▶ _Material shown_
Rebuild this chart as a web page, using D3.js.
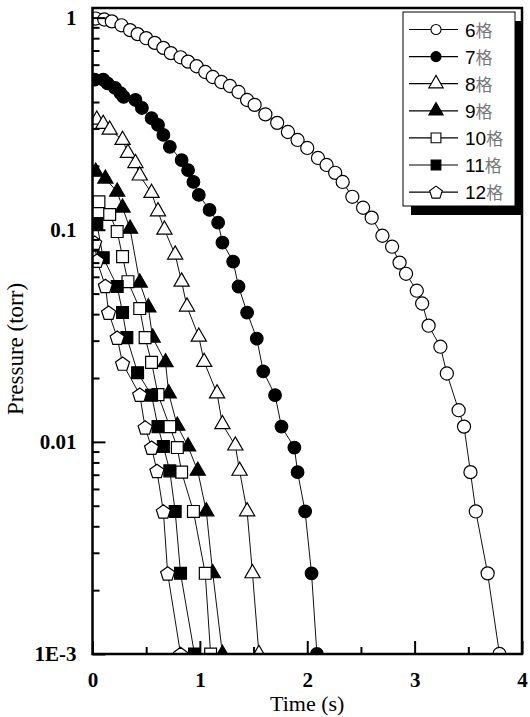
<!DOCTYPE html>
<html lang="zh">
<head>
<meta charset="UTF-8">
<title>Pressure vs Time</title>
<script src="https://d3js.org/d3.v7.min.js"></script>
<style>
  html, body { margin: 0; padding: 0; background: #fff; }
  svg { display: block; }
  .tick text { font-family: "Liberation Serif", "Times New Roman", serif; font-weight: bold; font-size: 21px; fill: #000; }
  .domain { display: none; }
</style>
</head>
<body>
<svg id="chart" width="530" height="717"></svg>
<script>
// ---- data ----
const seriesNames = ["6", "7", "8", "9", "10", "11", "12"];
const legendSuffix = "格";

const t6 = [0.03,0.11,0.18,0.27,0.35,0.42,0.50,0.58,0.66,0.73,0.82,0.89,0.97,1.05,1.12,1.20,1.28,1.36,1.44,1.51,1.61,1.72,1.82,1.91,2.00,2.10,2.18,2.26,2.33,2.42,2.52,2.60,2.70,2.79,2.86,2.92,3.02,3.07,3.13,3.24,3.30,3.41,3.46,3.52,3.57,3.68,3.79];
const p6 = [0.99,0.98,0.96,0.92,0.873,0.836,0.80,0.76,0.72,0.68,0.65,0.62,0.59,0.554,0.525,0.497,0.476,0.446,0.409,0.388,0.35,0.319,0.289,0.265,0.243,0.218,0.202,0.1855,0.168,0.143,0.127,0.114,0.0937,0.0832,0.070,0.062,0.0516,0.0449,0.0353,0.0281,0.0210,0.0141,0.0118,0.0072,0.0047,0.0024,0.001];

const t7 = [0.02,0.10,0.14,0.21,0.26,0.29,0.40,0.46,0.55,0.61,0.66,0.72,0.83,0.89,0.94,0.99,1.09,1.17,1.21,1.31,1.36,1.44,1.53,1.59,1.70,1.76,1.88,1.91,1.98,2.04,2.09];
const p7 = [0.51,0.51,0.49,0.466,0.441,0.423,0.409,0.375,0.336,0.312,0.28,0.246,0.213,0.191,0.168,0.146,0.124,0.108,0.0869,0.0708,0.054,0.0407,0.0307,0.0215,0.0166,0.0118,0.0094,0.0072,0.0047,0.0024,0.001];

const t8 = [0.04,0.10,0.16,0.28,0.33,0.40,0.44,0.55,0.61,0.67,0.77,0.83,0.88,0.99,1.04,1.16,1.21,1.33,1.37,1.44,1.49,1.55];
const p8 = [0.33,0.315,0.296,0.265,0.23,0.206,0.18,0.149,0.122,0.10,0.0763,0.0569,0.0434,0.0313,0.0238,0.0169,0.0121,0.0096,0.0073,0.0047,0.0024,0.001];

const t9 = [0.03,0.12,0.23,0.28,0.35,0.44,0.52,0.56,0.68,0.71,0.79,0.89,0.98,1.06,1.12,1.21];
const p9 = [0.1875,0.174,0.151,0.127,0.101,0.0563,0.043,0.031,0.0237,0.0169,0.0119,0.0095,0.0073,0.0047,0.0024,0.001];

const t10 = [0.06,0.16,0.23,0.28,0.33,0.44,0.49,0.55,0.61,0.72,0.79,0.83,0.94,1.05,1.10];
const p10 = [0.1355,0.118,0.098,0.0747,0.0569,0.0425,0.031,0.0237,0.0167,0.0118,0.0094,0.0072,0.0047,0.0024,0.001];

const t11 = [0.04,0.10,0.23,0.28,0.32,0.42,0.55,0.61,0.66,0.72,0.77,0.82,0.95];
const p11 = [0.107,0.0738,0.054,0.0407,0.031,0.0212,0.0166,0.0118,0.0095,0.0073,0.0047,0.0024,0.001];

const t12 = [0.02,0.04,0.12,0.15,0.23,0.28,0.44,0.49,0.55,0.60,0.66,0.70,0.82];
const p12 = [0.0869,0.0715,0.0544,0.0407,0.031,0.0234,0.0167,0.0117,0.0094,0.0073,0.0047,0.0024,0.001];

const xTicks = [0, 1, 2, 3, 4];
const xMinorTicks = [0.5, 1.5, 2.5, 3.5];
const yTicks = [1, 0.1, 0.01, 0.001];
const yTickLabels = ["1", "0.1", "0.01", "1E-3"];

const xTitle = "Time (s)";
const yTitle = "Pressure (torr)";

// ---- drawing ----
const svg = d3.select("#chart");
const mLeft = 92.5, mRight = 522, mTop = 8, mBottom = 654;

const x = d3.scaleLinear().domain([0, 4]).range([mLeft, mRight]);
const y = d3.scaleLog().domain([0.001, 1.11]).range([mBottom, mTop]);

// pentagon symbol
const symbolPentagon = {
  draw(ctx, size) {
    const r = Math.sqrt(size / 2.378);
    for (let i = 0; i < 5; i++) {
      const a = -Math.PI / 2 + i * 2 * Math.PI / 5;
      const px = r * Math.cos(a), py = r * Math.sin(a) + r * 0.1;
      if (i === 0) ctx.moveTo(px, py); else ctx.lineTo(px, py);
    }
    ctx.closePath();
  }
};

const series = [
  { t: t6, p: p6, type: d3.symbolCircle, size: 135, fill: "#fff", lsize: 80 },
  { t: t7, p: p7, type: d3.symbolCircle, size: 125, fill: "#000", lsize: 80 },
  { t: t8, p: p8, type: d3.symbolTriangle, size: 100, fill: "#fff", lsize: 90 },
  { t: t9, p: p9, type: d3.symbolTriangle, size: 100, fill: "#000", lsize: 90 },
  { t: t10, p: p10, type: d3.symbolSquare, size: 140, fill: "#fff", lsize: 95 },
  { t: t11, p: p11, type: d3.symbolSquare, size: 140, fill: "#000", lsize: 95 },
  { t: t12, p: p12, type: symbolPentagon, size: 130, fill: "#fff", lsize: 105 }
];

svg.append("defs").append("clipPath").attr("id", "plotClip")
  .append("rect").attr("x", mLeft).attr("y", mTop)
  .attr("width", mRight - mLeft).attr("height", mBottom - mTop);

const plot = svg.append("g").attr("clip-path", "url(#plotClip)");

const line = d3.line().x(d => x(d[0])).y(d => y(d[1]));

series.forEach(s => {
  const pts = s.t.map((tv, i) => [tv, s.p[i]]);
  plot.append("path").datum(pts)
    .attr("d", line)
    .attr("fill", "none")
    .attr("stroke", "#111")
    .attr("stroke-width", 1);
});

series.forEach(s => {
  const pts = s.t.map((tv, i) => [tv, s.p[i]]);
  plot.selectAll(null).data(pts).enter().append("path")
    .attr("transform", d => `translate(${x(d[0])},${y(d[1])})`)
    .attr("d", d3.symbol().type(s.type).size(s.size))
    .attr("fill", s.fill)
    .attr("stroke", "#000")
    .attr("stroke-width", 1.2);
});

// axes (ticks point inward)
const minorY = [];
[0.001, 0.01, 0.1].forEach(dec => { for (let k = 2; k <= 9; k++) minorY.push(dec * k); });

svg.append("g").attr("transform", `translate(${mLeft},0)`)
  .call(d3.axisLeft(y).tickValues(minorY).tickSize(-7).tickFormat(""))
  .selectAll("line").attr("stroke", "#000").attr("stroke-width", 2);

const yAx = svg.append("g").attr("transform", `translate(${mLeft},0)`)
  .call(d3.axisLeft(y).tickValues(yTicks).tickSize(-13).tickPadding(16)
    .tickFormat((d, i) => yTickLabels[i]));
yAx.selectAll("line").attr("stroke", "#000").attr("stroke-width", 2);

svg.append("g").attr("transform", `translate(0,${mBottom})`)
  .call(d3.axisBottom(x).tickValues(xMinorTicks).tickSize(-7).tickFormat(""))
  .selectAll("line").attr("stroke", "#000").attr("stroke-width", 2);

const xAx = svg.append("g").attr("transform", `translate(0,${mBottom})`)
  .call(d3.axisBottom(x).tickValues(xTicks).tickSize(-13).tickPadding(18)
    .tickFormat(d3.format("d")));
xAx.selectAll("line").attr("stroke", "#000").attr("stroke-width", 2);

// frame
svg.append("rect")
  .attr("x", mLeft).attr("y", mTop)
  .attr("width", mRight - mLeft).attr("height", mBottom - mTop)
  .attr("fill", "none").attr("stroke", "#000").attr("stroke-width", 2.5);

// axis titles
svg.append("text")
  .attr("x", (mLeft + mRight) / 2).attr("y", 711)
  .attr("text-anchor", "middle")
  .style("font-family", "'Liberation Serif', 'Times New Roman', serif")
  .style("font-size", "22px")
  .text(xTitle);

svg.append("text")
  .attr("transform", "translate(23,349) rotate(-90)")
  .attr("text-anchor", "middle")
  .style("font-family", "'Liberation Serif', 'Times New Roman', serif")
  .style("font-size", "23px")
  .text(yTitle);

// legend
const lgX = 403, lgY = 12, lgW = 112, lgH = 194;
svg.append("rect").attr("x", lgX + 8).attr("y", lgY + 9)
  .attr("width", lgW).attr("height", lgH).attr("fill", "#000");
svg.append("rect").attr("x", lgX).attr("y", lgY)
  .attr("width", lgW).attr("height", lgH)
  .attr("fill", "#fff").attr("stroke", "#000").attr("stroke-width", 1);

const lg = svg.append("g");
series.forEach((s, i) => {
  const cy = lgY + 17.5 + i * 27.1;
  lg.append("line").attr("x1", lgX + 6).attr("x2", lgX + 55)
    .attr("y1", cy).attr("y2", cy).attr("stroke", "#000").attr("stroke-width", 1.2);
  lg.append("path")
    .attr("transform", `translate(${lgX + 33},${cy})`)
    .attr("d", d3.symbol().type(s.type).size(s.lsize))
    .attr("fill", s.fill).attr("stroke", "#000").attr("stroke-width", 1.1);
  const tx = lg.append("text").attr("x", lgX + 62).attr("y", cy + 7)
    .style("font-family", "'Liberation Sans', Arial, sans-serif")
    .style("font-size", "19px");
  tx.append("tspan").attr("fill", "#000").text(seriesNames[i]);
  tx.append("tspan").attr("fill", "#777")
    .style("font-family", "'Noto Sans CJK SC', sans-serif")
    .style("font-size", "17px").text(legendSuffix);
});
</script>
</body>
</html>
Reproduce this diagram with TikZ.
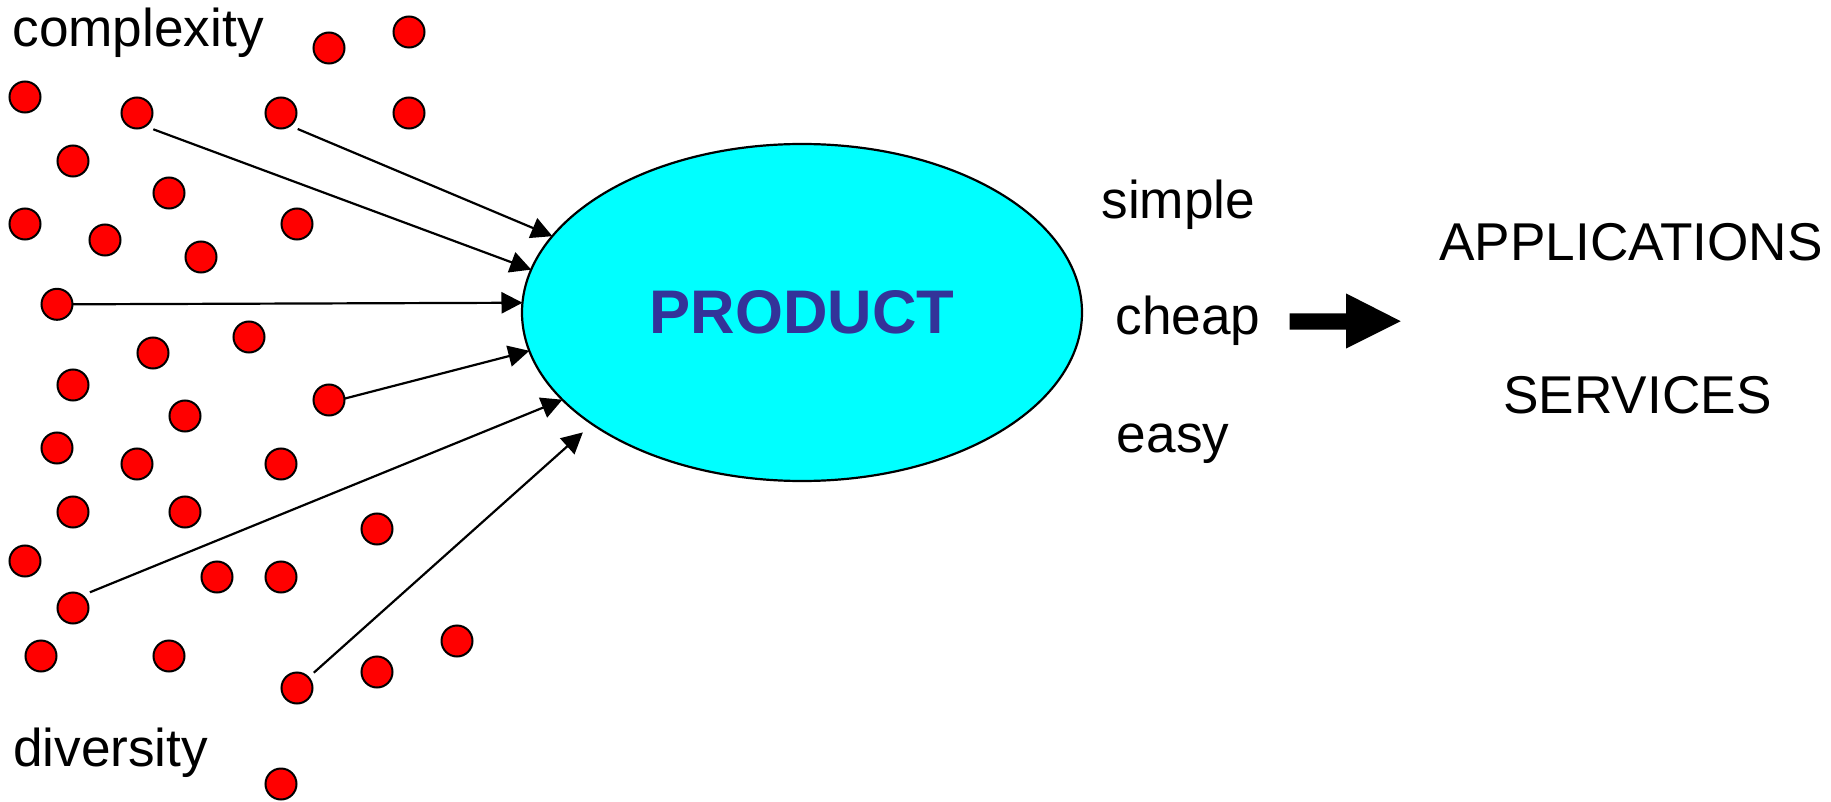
\documentclass[tikz,border=0pt]{standalone}
\usepackage{fontspec}
\setmainfont{Liberation Sans}
\usetikzlibrary{arrows.meta,shapes.geometric,calc}
\definecolor{prodfill}{HTML}{00FFFF}
\definecolor{prodtext}{HTML}{333399}
\definecolor{dotred}{HTML}{FF0000}

\begin{document}
\begin{tikzpicture}[x=0.5pt,y=-0.5pt,
  dot/.style={circle,draw=black,line width=1pt,fill=dotred,
    minimum size=15.5pt,inner sep=0pt,outer sep=0pt},
  wordtxt/.style={anchor=base west,inner sep=0pt,
    font=\fontsize{26.6pt}{30pt}\selectfont},
  feed/.style={line width=1.1pt,-{Triangle[length=10.5pt,width=10.6pt]}},
]
\useasboundingbox (0,0) rectangle (1831,802);

% scattered parts
\node[dot] (A)  at (329,48)  {};
\node[dot] (B)  at (409,32)  {};
\node[dot] (C)  at (25,97)   {};
\node[dot] (D)  at (137,113) {};
\node[dot] (E)  at (281,113) {};
\node[dot] (F)  at (409,113) {};
\node[dot] (G)  at (73,161)  {};
\node[dot] (H)  at (169,193) {};
\node[dot] (I)  at (25,224)  {};
\node[dot] (J)  at (105,240) {};
\node[dot] (K)  at (297,224) {};
\node[dot] (L)  at (201,257) {};
\node[dot] (M)  at (57,304.3) {};
\node[dot] (N)  at (249,337) {};
\node[dot] (O)  at (153,353) {};
\node[dot] (P)  at (73,385)  {};
\node[dot] (Q)  at (329,400) {};
\node[dot] (R)  at (185,416) {};
\node[dot] (S)  at (57,448)  {};
\node[dot] (T)  at (137,464) {};
\node[dot] (U)  at (281,464) {};
\node[dot] (V)  at (73,512)  {};
\node[dot] (W)  at (185,512) {};
\node[dot] (X)  at (377,529) {};
\node[dot] (Y)  at (25,561)  {};
\node[dot] (Z)  at (217,577) {};
\node[dot] (AA) at (281,577) {};
\node[dot] (AB) at (73,608)  {};
\node[dot] (AC) at (41,656)  {};
\node[dot] (AD) at (169,656) {};
\node[dot] (AE) at (457,641) {};
\node[dot] (AF) at (377,672) {};
\node[dot] (AG) at (297,688) {};
\node[dot] (AH) at (281,784) {};

% the product
\node[ellipse,draw=black,line width=1.1pt,fill=prodfill,
  minimum width=280pt,minimum height=168.5pt,inner sep=0pt,outer sep=0pt,
  text=prodtext,font=\fontsize{30.8pt}{36pt}\selectfont\bfseries]
  (prod) at (802,312.5) {PRODUCT};

% parts feeding the product
\draw[feed] ([shift={(16.7,16)}]E.center) -- (prod.163.4);
\draw[feed] ([shift={(16.3,16.3)}]D.center) -- (prod.171.25);
\draw[feed] (M.east) -- (prod.178.3);
\draw[feed] (Q.5) -- (prod.188.7);
\draw[feed] ([shift={(16.9,-15.7)}]AB.center) -- (prod.200.9);
\draw[feed,shorten >=6.25pt] ([shift={(16.8,-15.3)}]AG.center) -- (prod.208.3);

% labels
\node[wordtxt] (cx) at (12,46.7)  {complexity};
\node[wordtxt] (dv) at (12.7,766.7) {diversity};
\node[wordtxt] (sm) at (1101,219)   {simple};
\node[wordtxt] (ch) at (1115,335)   {cheap};
\node[wordtxt] (es) at (1116.5,452.5) {easy};
\node[wordtxt,anchor=base] (ap) at (1631,261)   {APPLICATIONS};
\node[wordtxt,anchor=base] (sv) at (1637.5,413.3) {SERVICES};

% block arrow
\fill (1289.5,313.3) -- (1346.2,313.3) -- (1346.2,293.5) -- (1400.7,321.2)
  -- (1346.2,348.5) -- (1346.2,329.5) -- (1289.5,329.5) -- cycle;
\end{tikzpicture}
\end{document}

▶ _Exercise aim_
Every line from the one containing "Reproduce this diagram with TikZ." to the one containing "(0,0) rectangle (1831,802);" should be output exactly, both ends included. Nothing else goes in, and no pictures either.

▶ _Result of this exercise_
Reproduce this diagram with TikZ.
\documentclass[tikz,border=0pt]{standalone}
\usepackage{fontspec}
\setmainfont{Liberation Sans}
\usetikzlibrary{arrows.meta,shapes.geometric,calc}
\definecolor{prodfill}{HTML}{00FFFF}
\definecolor{prodtext}{HTML}{333399}
\definecolor{dotred}{HTML}{FF0000}

\begin{document}
\begin{tikzpicture}[x=0.5pt,y=-0.5pt,
  dot/.style={circle,draw=black,line width=1pt,fill=dotred,
    minimum size=15.5pt,inner sep=0pt,outer sep=0pt},
  wordtxt/.style={anchor=base west,inner sep=0pt,
    font=\fontsize{26.6pt}{30pt}\selectfont},
  feed/.style={line width=1.1pt,-{Triangle[length=10.5pt,width=10.6pt]}},
]
\useasboundingbox (0,0) rectangle (1831,802);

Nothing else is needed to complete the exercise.